Retype exactly the lines from the first one through the line with "fig = go.Figure()", including both ends; skip any pictures.

**MATERIAL PROVIDED:**

========================================================================

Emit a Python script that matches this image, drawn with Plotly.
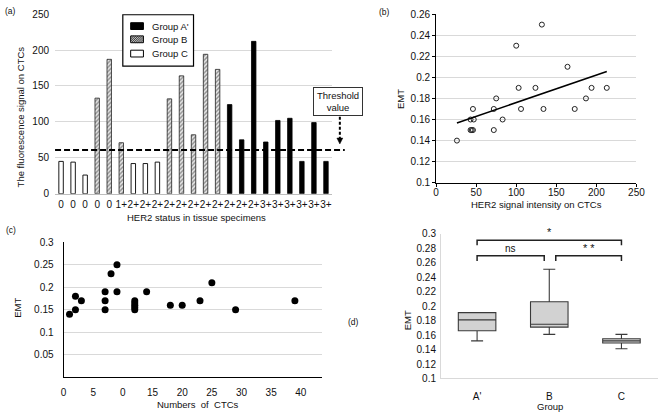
import numpy as np
import plotly.graph_objects as go

W, H = 669, 418
FONT = "Liberation Sans, Arial, Helvetica, sans-serif"

# ---------------- data ----------------
# (a) fluorescence signal per patient
a_labels = ["0", "0", "0", "0", "0", "1+", "2+", "2+", "2+", "2+", "2+", "2+",
            "2+", "2+", "2+", "2+", "2+", "3+", "3+", "3+", "3+", "3+", "3+"]
a_groups = ["C", "C", "C", "B", "B", "B", "C", "C", "C", "B", "B", "B",
            "B", "B", "A'", "A'", "A'", "A'", "A'", "A'", "A'", "A'", "A'"]
a_values = [45, 44, 26, 133, 187, 71, 42, 42, 44, 132, 164, 82,
            194, 173, 124, 75, 212, 72, 102, 105, 45, 99, 45]
threshold = 61

# (b) HER2 intensity vs EMT
b_x = [26, 43, 46, 47, 43, 44.5, 46, 72, 72, 75, 83, 100, 103, 106,
       124, 132, 134, 164, 173, 187, 194, 213]
b_y = [0.14, 0.16, 0.17, 0.16, 0.15, 0.15, 0.15, 0.17, 0.15, 0.18, 0.16, 0.23,
       0.19, 0.17, 0.19, 0.25, 0.17, 0.21, 0.17, 0.18, 0.19, 0.19]

# (c) number of CTCs vs EMT
c_x = [1, 2, 2, 3, 7, 7, 7, 8, 9, 9, 12, 12, 12, 12, 12, 14, 18, 20, 23, 25, 29, 39]
c_y = [0.14, 0.18, 0.15, 0.17, 0.19, 0.17, 0.15, 0.23, 0.25, 0.19,
       0.17, 0.165, 0.16, 0.155, 0.15, 0.19, 0.16, 0.16, 0.17, 0.21, 0.15, 0.17]
c_ticks = [0, 5, 10, 15, 20, 25, 30, 35, 40]
c_ticktext = ["0", "5", "0", "15", "20", "25", "30", "35", "40"]

# (d) box statistics per group
d_groups = ["A'", "B", "C"]
d_q1 = [0.166, 0.171, 0.149]
d_median = [0.181, 0.175, 0.152]
d_q3 = [0.191, 0.206, 0.155]
d_low = [0.152, 0.161, 0.141]
d_high = [0.191, 0.251, 0.161]
# significance brackets: (left group idx, right group idx, top y, leg y, label)
d_brackets = [(0, 2, 0.291, 0.284, "*"),
              (0, 0.93, 0.2695, 0.2625, "ns"),
              (1.09, 2, 0.2695, 0.2625, "* *")]


def px(x):
    return x / W


def py(y):
    return 1 - y / H


fig = go.Figure()

# ---------------- (a) bars ----------------
styles = {
    "A'": dict(marker=dict(color="black", line=dict(color="black", width=0.8))),
    "B": dict(marker=dict(color="white", line=dict(color="#222", width=0.8),
                          pattern=dict(shape="/", fgcolor="#333", bgcolor="#e6e6e6",
                                       size=3, solidity=0.45))),
    "C": dict(marker=dict(color="white", line=dict(color="black", width=0.9))),
}
for g in ["A'", "B", "C"]:
    xs = [i for i, gg in enumerate(a_groups) if gg == g]
    ys = [a_values[i] for i in xs]
    fig.add_trace(go.Bar(x=xs, y=ys, width=0.37, name="Group " + g,
                         showlegend=False, xaxis="x", yaxis="y", **styles[g]))

# ---------------- (b) scatter + trend ----------------
fig.add_trace(go.Scatter(x=b_x, y=b_y, mode="markers", xaxis="x2", yaxis="y2",
                         marker=dict(symbol="circle-open", size=5, color="#222",
                                     line=dict(width=1)),
                         showlegend=False))
slope, icpt = np.polyfit(b_x, b_y, 1)
tx = np.array([min(b_x), max(b_x)])
fig.add_trace(go.Scatter(x=tx, y=slope * tx + icpt, mode="lines", xaxis="x2", yaxis="y2",
                         line=dict(color="black", width=1.6), showlegend=False))

# ---------------- (c) scatter ----------------
fig.add_trace(go.Scatter(x=c_x, y=c_y, mode="markers", xaxis="x3", yaxis="y3",
                         marker=dict(size=7, color="black"), showlegend=False))

# ---------------- (d) boxes ----------------
fig.add_trace(go.Box(x=[0, 1, 2], q1=d_q1, median=d_median, q3=d_q3,
                     lowerfence=d_low, upperfence=d_high, width=0.52,
                     whiskerwidth=0.32, fillcolor="#d2d2d2",
                     line=dict(color="#3a3a3a", width=1.1),
                     boxpoints=False, xaxis="x4", yaxis="y4", showlegend=False))

tickfont = dict(family=FONT, size=10, color="#111")
grid = "#d9d9d9"

fig.update_layout(
    width=W, height=H, margin=dict(l=0, r=0, t=0, b=0),
    paper_bgcolor="white", plot_bgcolor="white",
    font=dict(family=FONT, size=10, color="#111"),
    barmode="overlay", showlegend=False,
    xaxis=dict(domain=[px(53), px(335)], range=[-0.5, 22.5], anchor="y",
               tickmode="array", tickvals=list(range(len(a_labels))), ticktext=a_labels,
               tickangle=0, showgrid=False, zeroline=False, showline=True,
               linecolor="#bdbdbd", linewidth=1, ticks="", tickfont=tickfont,
               ticklabelstandoff=1),
    yaxis=dict(domain=[py(193.3), py(8.3)], range=[0, 250], dtick=50, anchor="x",
               showgrid=True, gridcolor=grid, zeroline=False, showline=False,
               ticks="", tickfont=tickfont, ticklabelstandoff=5),
    xaxis2=dict(domain=[px(441), px(645)], range=[0, 250], dtick=50, anchor="y2",
                tickangle=0, showgrid=False, zeroline=False, showline=True,
                linecolor="black", linewidth=1, ticks="outside", ticklen=3,
                tickcolor="black", tickfont=tickfont, ticklabelstandoff=-3),
    yaxis2=dict(domain=[py(182), py(8.3)], range=[0.1, 0.26], dtick=0.02, anchor="x2",
                showgrid=True, gridcolor=grid, zeroline=False, showline=True,
                linecolor="black", linewidth=1, ticks="outside", ticklen=3,
                tickcolor="black", tickfont=tickfont),
    xaxis3=dict(domain=[px(61.7), px(325)], range=[0, 43.6], anchor="y3",
                tickmode="array", tickvals=c_ticks, ticktext=c_ticktext, tickangle=0,
                showgrid=False, zeroline=False, showline=True, linecolor="black",
                linewidth=1, ticks="", tickfont=tickfont, ticklabelstandoff=6),
    yaxis3=dict(domain=[py(382), py(243.3)], range=[0, 0.3], anchor="x3",
                tickmode="array", tickvals=[0.05, 0.1, 0.15, 0.2, 0.25, 0.3],
                showgrid=True, gridcolor=grid, zeroline=False, showline=True,
                linecolor="black", linewidth=1, ticks="", tickfont=tickfont,
                ticklabelstandoff=7),
    xaxis4=dict(domain=[px(446), px(666.5)], range=[-0.5, 2.5], anchor="y4",
                tickmode="array", tickvals=[0, 1, 2], ticktext=d_groups, tickangle=0,
                showgrid=False, zeroline=False, showline=True, linecolor=grid,
                linewidth=1, ticks="", tickfont=tickfont, ticklabelstandoff=9),
    yaxis4=dict(domain=[py(383.5), py(234.5)], range=[0.1, 0.3], dtick=0.02, anchor="x4",
                showgrid=False, zeroline=False, showline=True, linecolor=grid,
                linewidth=1, ticks="", tickfont=tickfont, ticklabelstandoff=2),
)

shapes = []
annots = []


def label(text, x, y, size=9.5, angle=0, xanchor="center"):
    annots.append(dict(text=text, x=px(x), y=py(y), xref="paper", yref="paper",
                       showarrow=False, textangle=angle, xanchor=xanchor,
                       yanchor="middle", font=dict(family=FONT, size=size, color="#111")))


# threshold dashed line (extends slightly past the plot area)
shapes.append(dict(type="line", xref="paper", yref="y", x0=px(53), x1=px(348),
                   y0=threshold, y1=threshold,
                   line=dict(color="black", width=2, dash="6px,3px")))
# threshold callout arrow
shapes.append(dict(type="line", xref="paper", yref="paper", x0=px(343), x1=px(343),
                   y0=py(114), y1=py(137), line=dict(color="black", width=2, dash="3px,2px")))
shapes.append(dict(type="path", xref="paper", yref="paper",
                   path=f"M {px(340)},{py(136)} L {px(346)},{py(136)} L {px(343)},{py(142)} Z",
                   fillcolor="black", line=dict(color="black", width=0.5)))
annots.append(dict(text="Threshold<br>value", x=px(341), y=py(98.5), xref="paper",
                   yref="paper", showarrow=False, xanchor="center", yanchor="middle",
                   bordercolor="#333", borderwidth=1, borderpad=2, bgcolor="white",
                   width=44, height=23, font=dict(family=FONT, size=9.5, color="#111")))

# manual legend for (a)
shapes.append(dict(type="rect", xref="paper", yref="paper", x0=px(122), x1=px(194),
                   y0=py(62), y1=py(9), line=dict(color="black", width=1.2),
                   fillcolor="white", layer="above"))
leg = [("Group A'", 20.7, "black"), ("Group B", 34.3, "hatch"), ("Group C", 49, "white")]
for text, yc, kind in leg:
    x0, x1, y0, y1 = 130, 143, yc - 3.5, yc + 3.5
    fill = "black" if kind == "black" else ("#bdbdbd" if kind == "hatch" else "white")
    shapes.append(dict(type="rect", xref="paper", yref="paper", x0=px(x0), x1=px(x1),
                       y0=py(y1), y1=py(y0), fillcolor=fill,
                       line=dict(color="black", width=1), layer="above"))
    if kind == "hatch":
        p = ""
        for s in np.arange(x0 - 6, x1, 2.2):
            xa, ya = s, y1
            xb, yb = s + 7, y0
            if xa < x0:
                ya = y1 - (x0 - xa)
                xa = x0
            if xb > x1:
                yb = y0 + (xb - x1)
                xb = x1
            p += f"M {px(xa)},{py(ya)} L {px(xb)},{py(yb)} "
        shapes.append(dict(type="path", xref="paper", yref="paper", path=p,
                           line=dict(color="#222", width=0.8), layer="above"))
    label(text, 150, yc, size=9.5, xanchor="left")

# brackets for (d)
for xl, xr, yt, yl, txt in d_brackets:
    shapes.append(dict(type="path", xref="x4", yref="y4",
                       path=f"M {xl},{yl} L {xl},{yt} L {xr},{yt} L {xr},{yl}",
                       line=dict(color="#222", width=1.5)))
    annots.append(dict(text=txt, x=(xl + xr) / 2, y=yt, xref="x4", yref="y4",
                       showarrow=False, yanchor="bottom", yshift=0,
                       font=dict(family=FONT, size=11 if "*" in txt else 10, color="#111")))

# panel labels and titles
label("(a)", 8, 5, size=8.5)
label("The fluorescence signal on CTCs", 18, 114, angle=-90)
label("HER2 status in tissue specimens", 197, 218)
label("(b)", 388, 6, size=8.5)
label("EMT", 405, 96, angle=-90)
label("HER2 signal intensity on CTCs", 543, 204)
label("(c)", 8, 231, size=8.5)
label("EMT", 14, 311, angle=-90)
label("Numbers  of  CTCs", 199, 410)
label("(d)", 357, 325, size=8.5)
label("EMT", 412, 324, angle=-90)
label("Group", 557, 412.5)

fig.update_layout(shapes=shapes, annotations=annots)
fig.write_html("out.html")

========================================================================

**EXERCISE ANSWER:**
Emit a Python script that matches this image, drawn with Plotly.
import numpy as np
import plotly.graph_objects as go

W, H = 669, 418
FONT = "Liberation Sans, Arial, Helvetica, sans-serif"

# ---------------- data ----------------
# (a) fluorescence signal per patient
a_labels = ["0", "0", "0", "0", "0", "1+", "2+", "2+", "2+", "2+", "2+", "2+",
            "2+", "2+", "2+", "2+", "2+", "3+", "3+", "3+", "3+", "3+", "3+"]
a_groups = ["C", "C", "C", "B", "B", "B", "C", "C", "C", "B", "B", "B",
            "B", "B", "A'", "A'", "A'", "A'", "A'", "A'", "A'", "A'", "A'"]
a_values = [45, 44, 26, 133, 187, 71, 42, 42, 44, 132, 164, 82,
            194, 173, 124, 75, 212, 72, 102, 105, 45, 99, 45]
threshold = 61

# (b) HER2 intensity vs EMT
b_x = [26, 43, 46, 47, 43, 44.5, 46, 72, 72, 75, 83, 100, 103, 106,
       124, 132, 134, 164, 173, 187, 194, 213]
b_y = [0.14, 0.16, 0.17, 0.16, 0.15, 0.15, 0.15, 0.17, 0.15, 0.18, 0.16, 0.23,
       0.19, 0.17, 0.19, 0.25, 0.17, 0.21, 0.17, 0.18, 0.19, 0.19]

# (c) number of CTCs vs EMT
c_x = [1, 2, 2, 3, 7, 7, 7, 8, 9, 9, 12, 12, 12, 12, 12, 14, 18, 20, 23, 25, 29, 39]
c_y = [0.14, 0.18, 0.15, 0.17, 0.19, 0.17, 0.15, 0.23, 0.25, 0.19,
       0.17, 0.165, 0.16, 0.155, 0.15, 0.19, 0.16, 0.16, 0.17, 0.21, 0.15, 0.17]
c_ticks = [0, 5, 10, 15, 20, 25, 30, 35, 40]
c_ticktext = ["0", "5", "0", "15", "20", "25", "30", "35", "40"]

# (d) box statistics per group
d_groups = ["A'", "B", "C"]
d_q1 = [0.166, 0.171, 0.149]
d_median = [0.181, 0.175, 0.152]
d_q3 = [0.191, 0.206, 0.155]
d_low = [0.152, 0.161, 0.141]
d_high = [0.191, 0.251, 0.161]
# significance brackets: (left group idx, right group idx, top y, leg y, label)
d_brackets = [(0, 2, 0.291, 0.284, "*"),
              (0, 0.93, 0.2695, 0.2625, "ns"),
              (1.09, 2, 0.2695, 0.2625, "* *")]


def px(x):
    return x / W


def py(y):
    return 1 - y / H


fig = go.Figure()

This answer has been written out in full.